20 years later, nuclear waste still at Maine Yankee
The annual meeting of the Maine Yankee Community Advisory Panel was held at the Wiscasset Community Center’s Senior Center on Oct. 10, and all agreed on one surprising thing. They were still trying to move Maine Yankee’s nuclear waste after 20 years.
The plant was decommissioned in 1997, and the CAP was formed to keep the public informed about the status of the nuclear waste removal. No one at the time thought the waste – 1,434 spent nuclear fuel rods now stored in 60 steel canisters encased in concrete, and another four casks of irradiated steel from the reactor building, each weighing 100 tons – would still be at Maine Yankee 20 years later.
CAP Chair Don Hudson said to Pat Dostie, state nuclear safety inspector, “We’ve been doing this far too long. My hair is gray. When we started this, it was brown. Your hair is gray, and your hair was solid black.”
“I know,” Dostie said.
The federal government was supposed to remove the fuel in 1998, but those plans fell through when the national nuclear repository was the subject of numerous lawsuits and ultimately was defunded. Since then, Maine Yankee has successfully sued the federal government three times and is planning a fourth phase for $35 million in damages from 2013 to 2016 for the Department of Energy’s failure to honor its contractual obligations to remove the waste.
The CAP held a small ceremony to mark its 20th anniversary.
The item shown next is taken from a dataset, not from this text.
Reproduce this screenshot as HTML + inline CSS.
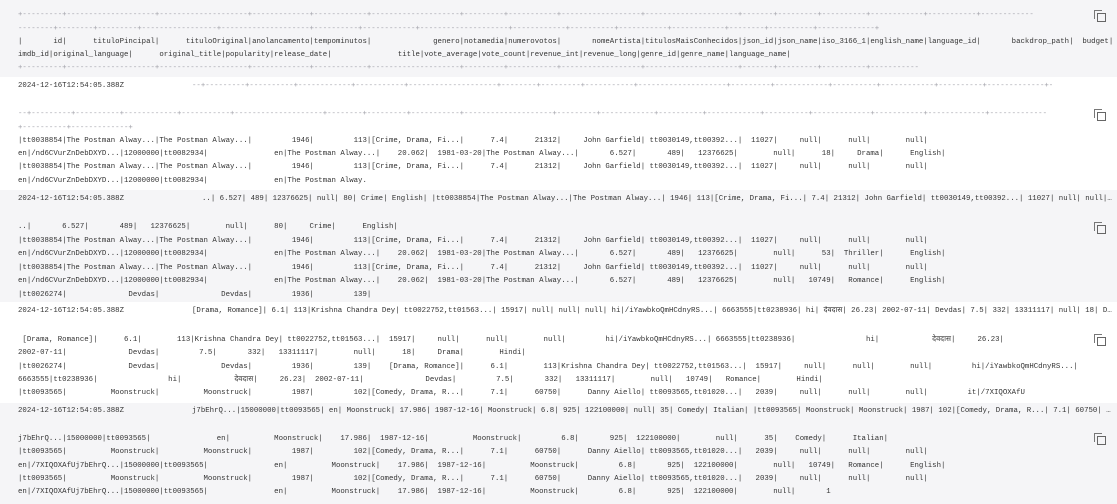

Hudson and Dan Thompson, who was planner in Wiscasset in 1997, were honored with plaques as the sole remaining original members. Members of the panel received coffee mugs with the occasion and the date. Eric Howes, director of Public and Government Affairs for Maine Yankee, received a certificate to a restaurant.
Among new developments, Dostie announced that the problem with some of the thermoluminescent dosimeters, which measure ionizing radiation exposure, was identified. Some did not have adequate insulation and too much background radiation was getting through to the collectors. The devices are being replaced but the amount of extra radiation detected is unknown. After discussion with the vendor’s technical consultant, there may be an answer to the question by the first half of next year.
Dostie also announced that the federal government had developed several routes to remove the waste to the repository or to an interim site once one is approved and identified. Options include sending the waste on train cars, barges, or trucks as far as Portland, then train car to the repository site or the Consolidated Interim Site. However, Congress has not funded either program and seems poised to end an Obama-era program to try to identify towns that would voluntarily choose to become an interim site. The two sites already identified, in New Mexico and West Texas, both have obstacles, Dostie said, and neither site could be used until the permanent repository site at Yucca Mountain received final approval.
Chemical groundwater monitoring at the site is only monitoring seven of 21 original wells, and approval is being sought to end the groundwater program early. Radiological groundwater testing was complete in 2011. The chemical levels in the water appear to be stable and since the groundwater on the site cannot be used for drinking, there is little point in continuing to test the water, according to J. Stanley Brown, independent spent fuel installation manager at Maine Yankee.